Source code of charts:
━━━━━━━━
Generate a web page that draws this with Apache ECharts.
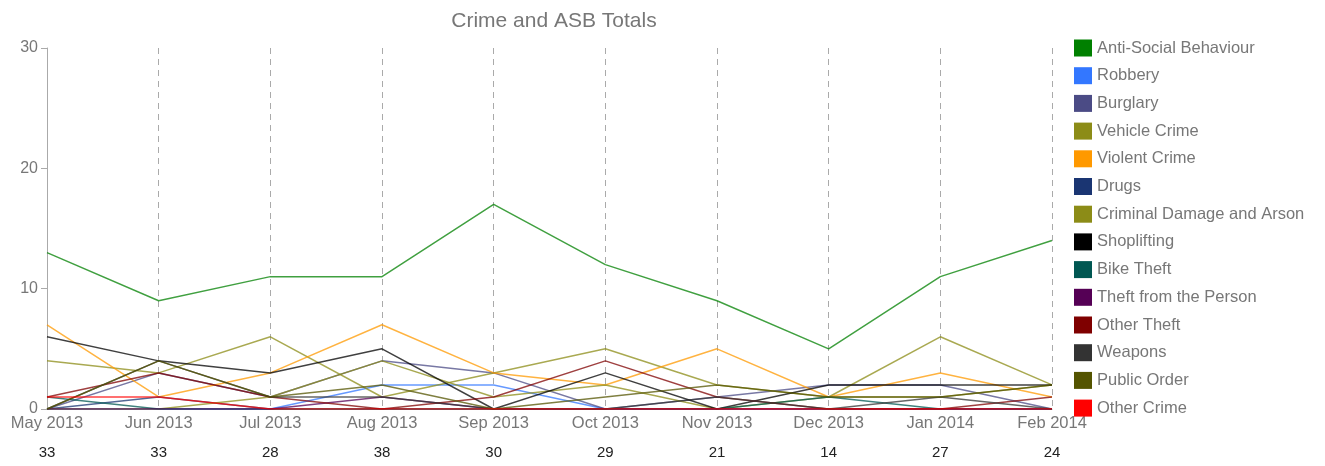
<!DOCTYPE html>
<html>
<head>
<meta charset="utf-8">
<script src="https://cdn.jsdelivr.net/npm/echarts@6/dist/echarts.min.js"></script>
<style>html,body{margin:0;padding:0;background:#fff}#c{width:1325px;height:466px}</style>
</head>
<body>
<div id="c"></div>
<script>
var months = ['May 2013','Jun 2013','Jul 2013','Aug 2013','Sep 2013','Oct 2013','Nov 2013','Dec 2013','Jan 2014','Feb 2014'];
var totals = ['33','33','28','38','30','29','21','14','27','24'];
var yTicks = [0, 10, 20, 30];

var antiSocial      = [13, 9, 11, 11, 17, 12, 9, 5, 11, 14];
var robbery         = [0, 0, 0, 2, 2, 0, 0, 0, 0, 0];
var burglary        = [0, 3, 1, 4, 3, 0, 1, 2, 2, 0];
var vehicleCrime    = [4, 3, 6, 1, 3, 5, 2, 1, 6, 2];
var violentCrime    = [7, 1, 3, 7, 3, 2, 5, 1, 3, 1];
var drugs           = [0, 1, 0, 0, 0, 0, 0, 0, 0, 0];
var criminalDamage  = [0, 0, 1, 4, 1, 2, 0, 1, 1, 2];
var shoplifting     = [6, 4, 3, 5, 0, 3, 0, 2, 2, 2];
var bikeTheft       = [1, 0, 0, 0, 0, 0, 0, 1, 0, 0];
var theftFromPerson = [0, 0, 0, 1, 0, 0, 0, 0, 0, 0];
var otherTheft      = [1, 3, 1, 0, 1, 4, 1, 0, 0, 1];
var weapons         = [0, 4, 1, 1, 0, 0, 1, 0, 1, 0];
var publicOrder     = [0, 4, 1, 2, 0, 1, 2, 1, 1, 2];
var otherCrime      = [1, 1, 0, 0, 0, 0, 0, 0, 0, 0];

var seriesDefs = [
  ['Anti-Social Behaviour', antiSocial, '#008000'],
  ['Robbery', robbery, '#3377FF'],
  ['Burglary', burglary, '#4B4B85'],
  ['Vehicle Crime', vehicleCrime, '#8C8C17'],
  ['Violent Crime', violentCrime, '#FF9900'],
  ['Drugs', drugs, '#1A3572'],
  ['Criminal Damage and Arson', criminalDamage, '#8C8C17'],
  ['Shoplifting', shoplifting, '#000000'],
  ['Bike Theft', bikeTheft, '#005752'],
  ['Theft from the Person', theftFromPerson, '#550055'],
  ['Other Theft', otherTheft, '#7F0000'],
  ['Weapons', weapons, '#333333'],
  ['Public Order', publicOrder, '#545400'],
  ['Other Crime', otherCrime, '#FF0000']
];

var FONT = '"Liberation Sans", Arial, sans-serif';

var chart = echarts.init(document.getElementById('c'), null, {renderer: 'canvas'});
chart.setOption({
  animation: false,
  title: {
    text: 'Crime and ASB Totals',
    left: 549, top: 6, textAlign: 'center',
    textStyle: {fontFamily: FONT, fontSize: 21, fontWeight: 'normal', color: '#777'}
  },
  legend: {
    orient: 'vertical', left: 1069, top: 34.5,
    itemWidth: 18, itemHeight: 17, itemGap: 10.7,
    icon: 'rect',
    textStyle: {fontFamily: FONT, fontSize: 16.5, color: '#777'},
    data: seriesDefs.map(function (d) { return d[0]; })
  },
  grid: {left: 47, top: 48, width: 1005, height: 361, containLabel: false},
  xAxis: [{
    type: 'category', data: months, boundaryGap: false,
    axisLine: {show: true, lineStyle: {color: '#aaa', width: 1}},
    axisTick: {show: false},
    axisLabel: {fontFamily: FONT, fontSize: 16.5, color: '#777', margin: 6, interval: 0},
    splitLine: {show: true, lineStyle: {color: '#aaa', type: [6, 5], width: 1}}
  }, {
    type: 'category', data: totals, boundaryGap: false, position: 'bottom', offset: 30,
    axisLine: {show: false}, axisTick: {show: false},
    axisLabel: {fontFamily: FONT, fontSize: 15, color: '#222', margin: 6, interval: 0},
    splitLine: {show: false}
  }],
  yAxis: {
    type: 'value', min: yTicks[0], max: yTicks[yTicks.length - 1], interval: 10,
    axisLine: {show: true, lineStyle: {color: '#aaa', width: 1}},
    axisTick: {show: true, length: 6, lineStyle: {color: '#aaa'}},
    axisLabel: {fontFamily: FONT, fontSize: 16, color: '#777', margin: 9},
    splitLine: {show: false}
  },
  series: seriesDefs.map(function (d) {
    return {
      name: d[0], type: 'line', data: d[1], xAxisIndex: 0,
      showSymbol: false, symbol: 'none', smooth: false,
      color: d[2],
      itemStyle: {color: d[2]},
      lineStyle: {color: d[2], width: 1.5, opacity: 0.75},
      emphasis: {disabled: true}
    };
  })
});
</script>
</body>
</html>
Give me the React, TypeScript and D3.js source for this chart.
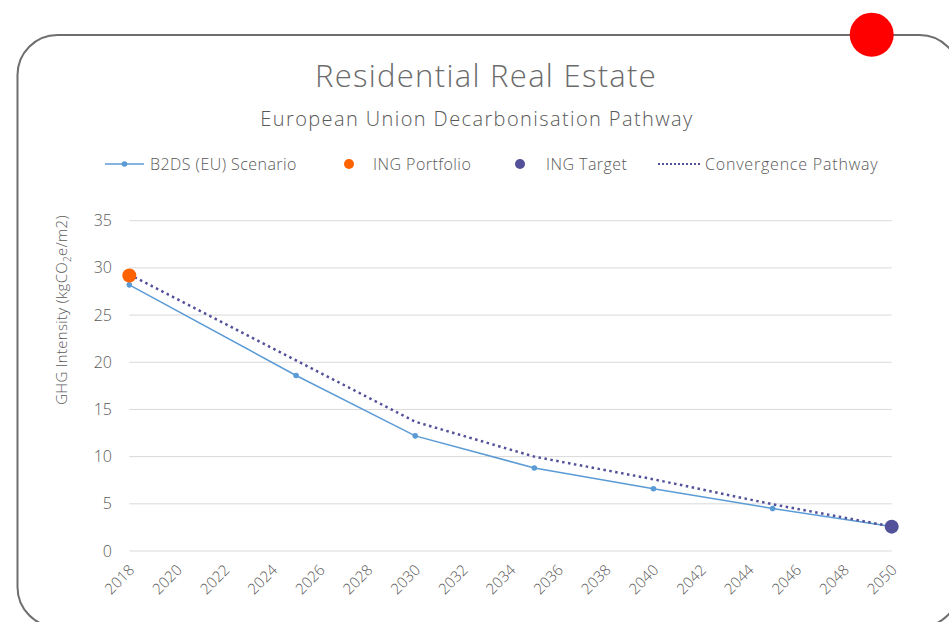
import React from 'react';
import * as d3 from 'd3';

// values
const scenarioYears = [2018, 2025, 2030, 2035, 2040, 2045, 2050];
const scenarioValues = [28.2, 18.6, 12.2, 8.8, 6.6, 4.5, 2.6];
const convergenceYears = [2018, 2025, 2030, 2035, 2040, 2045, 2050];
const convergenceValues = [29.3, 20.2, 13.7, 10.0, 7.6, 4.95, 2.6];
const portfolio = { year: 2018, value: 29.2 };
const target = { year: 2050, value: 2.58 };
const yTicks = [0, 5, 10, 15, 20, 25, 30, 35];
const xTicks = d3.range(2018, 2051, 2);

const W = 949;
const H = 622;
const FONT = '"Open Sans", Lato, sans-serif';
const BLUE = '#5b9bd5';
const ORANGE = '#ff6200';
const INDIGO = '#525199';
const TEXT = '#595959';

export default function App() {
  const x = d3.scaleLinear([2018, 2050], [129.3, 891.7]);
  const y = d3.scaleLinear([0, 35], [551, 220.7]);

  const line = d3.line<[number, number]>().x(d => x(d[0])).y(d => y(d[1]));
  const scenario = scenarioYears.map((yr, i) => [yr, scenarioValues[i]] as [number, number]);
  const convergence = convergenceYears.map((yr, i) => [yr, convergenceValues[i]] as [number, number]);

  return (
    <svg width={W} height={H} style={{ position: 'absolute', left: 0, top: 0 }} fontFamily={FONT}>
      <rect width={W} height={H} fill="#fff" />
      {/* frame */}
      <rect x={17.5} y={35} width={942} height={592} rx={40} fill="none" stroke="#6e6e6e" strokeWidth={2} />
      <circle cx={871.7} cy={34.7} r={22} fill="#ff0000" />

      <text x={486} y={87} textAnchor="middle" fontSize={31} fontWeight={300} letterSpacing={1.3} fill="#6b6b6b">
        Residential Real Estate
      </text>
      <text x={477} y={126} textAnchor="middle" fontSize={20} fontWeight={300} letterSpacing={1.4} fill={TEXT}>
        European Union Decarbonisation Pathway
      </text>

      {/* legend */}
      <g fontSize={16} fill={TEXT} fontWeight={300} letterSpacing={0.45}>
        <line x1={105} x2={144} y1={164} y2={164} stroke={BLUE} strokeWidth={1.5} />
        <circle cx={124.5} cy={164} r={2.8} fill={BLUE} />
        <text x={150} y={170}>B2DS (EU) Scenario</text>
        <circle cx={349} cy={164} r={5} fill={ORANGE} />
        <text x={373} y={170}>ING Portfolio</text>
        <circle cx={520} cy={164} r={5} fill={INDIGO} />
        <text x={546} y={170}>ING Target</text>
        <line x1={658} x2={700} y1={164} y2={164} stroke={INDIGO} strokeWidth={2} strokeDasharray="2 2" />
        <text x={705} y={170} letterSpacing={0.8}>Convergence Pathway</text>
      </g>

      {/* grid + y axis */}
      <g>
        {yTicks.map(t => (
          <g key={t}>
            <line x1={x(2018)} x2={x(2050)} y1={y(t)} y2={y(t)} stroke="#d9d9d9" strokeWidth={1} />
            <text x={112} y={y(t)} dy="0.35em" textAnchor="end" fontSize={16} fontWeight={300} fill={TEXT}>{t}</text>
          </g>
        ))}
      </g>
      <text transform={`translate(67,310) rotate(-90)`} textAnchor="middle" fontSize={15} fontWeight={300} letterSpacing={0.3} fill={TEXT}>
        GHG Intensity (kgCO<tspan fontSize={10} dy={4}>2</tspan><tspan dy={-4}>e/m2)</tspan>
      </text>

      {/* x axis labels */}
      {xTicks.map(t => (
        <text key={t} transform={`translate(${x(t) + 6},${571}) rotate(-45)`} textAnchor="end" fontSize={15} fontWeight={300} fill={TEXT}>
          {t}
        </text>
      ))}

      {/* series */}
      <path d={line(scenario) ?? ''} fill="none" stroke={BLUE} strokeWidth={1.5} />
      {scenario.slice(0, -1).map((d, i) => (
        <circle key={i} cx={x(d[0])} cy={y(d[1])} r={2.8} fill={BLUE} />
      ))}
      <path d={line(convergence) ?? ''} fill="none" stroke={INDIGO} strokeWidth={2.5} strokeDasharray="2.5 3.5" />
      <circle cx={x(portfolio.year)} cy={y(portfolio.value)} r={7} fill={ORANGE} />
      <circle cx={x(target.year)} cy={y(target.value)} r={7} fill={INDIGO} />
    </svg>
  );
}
━━━━━━━━
• Exercise description:
Begin at the first line of the data above and repeat each line exactly, stopping after the line containing "var yTicks = [0, 10, 20, 30];". Omit the pictures.

• Response to the exercise:
Generate a web page that draws this with Apache ECharts.
<!DOCTYPE html>
<html>
<head>
<meta charset="utf-8">
<script src="https://cdn.jsdelivr.net/npm/echarts@6/dist/echarts.min.js"></script>
<style>html,body{margin:0;padding:0;background:#fff}#c{width:1325px;height:466px}</style>
</head>
<body>
<div id="c"></div>
<script>
var months = ['May 2013','Jun 2013','Jul 2013','Aug 2013','Sep 2013','Oct 2013','Nov 2013','Dec 2013','Jan 2014','Feb 2014'];
var totals = ['33','33','28','38','30','29','21','14','27','24'];
var yTicks = [0, 10, 20, 30];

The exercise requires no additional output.